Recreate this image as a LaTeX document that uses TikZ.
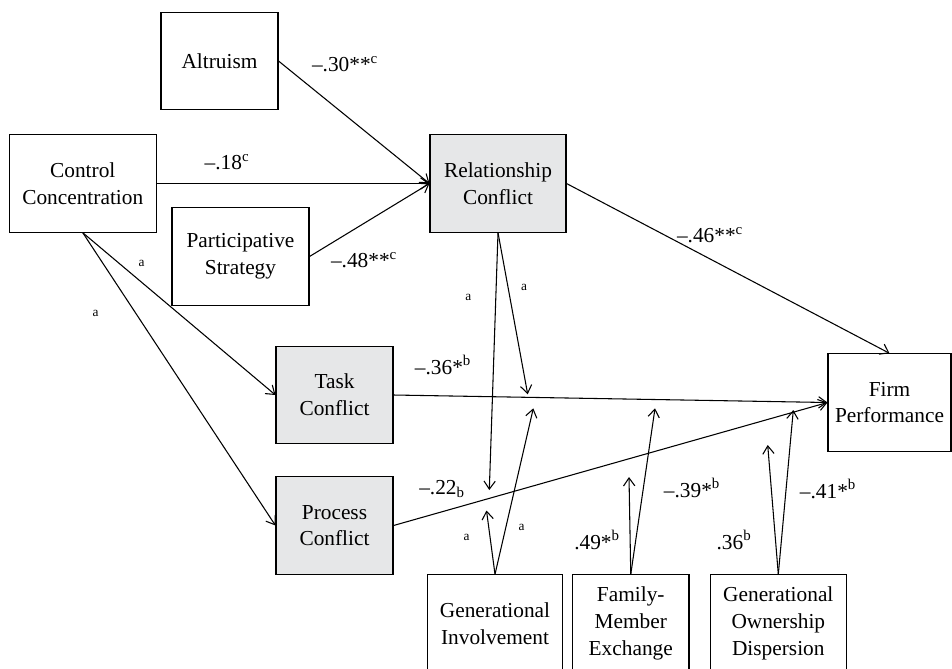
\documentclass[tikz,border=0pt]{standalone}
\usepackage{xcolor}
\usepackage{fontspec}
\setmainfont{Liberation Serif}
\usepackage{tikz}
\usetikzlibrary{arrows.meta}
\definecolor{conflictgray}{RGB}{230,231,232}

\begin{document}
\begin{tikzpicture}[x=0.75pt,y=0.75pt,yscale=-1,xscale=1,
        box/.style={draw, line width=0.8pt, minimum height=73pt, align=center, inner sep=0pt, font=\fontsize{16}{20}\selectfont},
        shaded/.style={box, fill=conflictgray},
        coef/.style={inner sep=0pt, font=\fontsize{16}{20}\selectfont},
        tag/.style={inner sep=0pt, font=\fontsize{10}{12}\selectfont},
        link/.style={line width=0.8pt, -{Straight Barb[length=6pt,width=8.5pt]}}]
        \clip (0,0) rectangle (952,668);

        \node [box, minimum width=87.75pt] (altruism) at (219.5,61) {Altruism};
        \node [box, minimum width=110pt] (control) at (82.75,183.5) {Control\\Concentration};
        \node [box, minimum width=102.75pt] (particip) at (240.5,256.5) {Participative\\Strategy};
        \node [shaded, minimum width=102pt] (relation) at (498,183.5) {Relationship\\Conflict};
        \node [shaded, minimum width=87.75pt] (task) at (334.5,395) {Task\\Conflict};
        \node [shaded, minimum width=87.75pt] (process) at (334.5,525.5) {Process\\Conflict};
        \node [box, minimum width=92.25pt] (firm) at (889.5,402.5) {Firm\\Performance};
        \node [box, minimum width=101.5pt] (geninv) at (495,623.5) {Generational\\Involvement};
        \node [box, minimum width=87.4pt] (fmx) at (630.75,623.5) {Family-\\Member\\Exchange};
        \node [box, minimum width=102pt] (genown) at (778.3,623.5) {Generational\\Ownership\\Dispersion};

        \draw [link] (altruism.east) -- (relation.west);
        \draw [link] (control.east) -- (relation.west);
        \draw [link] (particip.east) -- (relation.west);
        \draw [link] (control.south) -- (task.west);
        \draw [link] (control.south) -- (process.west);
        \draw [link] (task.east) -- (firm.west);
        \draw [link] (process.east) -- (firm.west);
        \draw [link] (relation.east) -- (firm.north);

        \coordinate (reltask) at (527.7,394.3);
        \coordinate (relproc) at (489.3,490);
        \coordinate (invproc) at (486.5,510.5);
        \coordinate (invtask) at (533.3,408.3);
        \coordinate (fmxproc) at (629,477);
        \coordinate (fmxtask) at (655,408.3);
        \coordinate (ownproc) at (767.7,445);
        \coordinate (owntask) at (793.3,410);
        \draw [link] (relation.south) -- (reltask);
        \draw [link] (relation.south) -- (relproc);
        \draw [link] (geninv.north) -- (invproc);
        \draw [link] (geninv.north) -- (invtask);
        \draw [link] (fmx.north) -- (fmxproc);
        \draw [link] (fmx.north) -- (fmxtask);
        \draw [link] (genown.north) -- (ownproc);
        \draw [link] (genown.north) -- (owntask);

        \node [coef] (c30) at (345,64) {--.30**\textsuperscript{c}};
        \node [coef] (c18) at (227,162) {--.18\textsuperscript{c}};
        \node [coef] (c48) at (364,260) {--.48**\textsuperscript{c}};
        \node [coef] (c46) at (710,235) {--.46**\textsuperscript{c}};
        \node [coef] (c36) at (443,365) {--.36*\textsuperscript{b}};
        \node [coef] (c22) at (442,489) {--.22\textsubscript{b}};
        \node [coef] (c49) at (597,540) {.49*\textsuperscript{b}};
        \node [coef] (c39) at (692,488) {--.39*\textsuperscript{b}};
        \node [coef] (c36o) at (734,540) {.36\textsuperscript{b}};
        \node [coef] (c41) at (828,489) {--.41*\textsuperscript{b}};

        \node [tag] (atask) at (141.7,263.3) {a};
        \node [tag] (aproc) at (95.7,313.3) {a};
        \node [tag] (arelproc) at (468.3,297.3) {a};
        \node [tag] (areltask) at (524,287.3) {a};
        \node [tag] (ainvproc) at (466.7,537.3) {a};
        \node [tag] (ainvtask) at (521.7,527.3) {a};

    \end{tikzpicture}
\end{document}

TASK OBJECTIVE
Starting at the first line of the material, output exactly the lines up to and including the one with "(0,0) rectangle (952,668);". Do not include the pictures.

RIGHT ANSWER
Recreate this image as a LaTeX document that uses TikZ.
\documentclass[tikz,border=0pt]{standalone}
\usepackage{xcolor}
\usepackage{fontspec}
\setmainfont{Liberation Serif}
\usepackage{tikz}
\usetikzlibrary{arrows.meta}
\definecolor{conflictgray}{RGB}{230,231,232}

\begin{document}
\begin{tikzpicture}[x=0.75pt,y=0.75pt,yscale=-1,xscale=1,
        box/.style={draw, line width=0.8pt, minimum height=73pt, align=center, inner sep=0pt, font=\fontsize{16}{20}\selectfont},
        shaded/.style={box, fill=conflictgray},
        coef/.style={inner sep=0pt, font=\fontsize{16}{20}\selectfont},
        tag/.style={inner sep=0pt, font=\fontsize{10}{12}\selectfont},
        link/.style={line width=0.8pt, -{Straight Barb[length=6pt,width=8.5pt]}}]
        \clip (0,0) rectangle (952,668);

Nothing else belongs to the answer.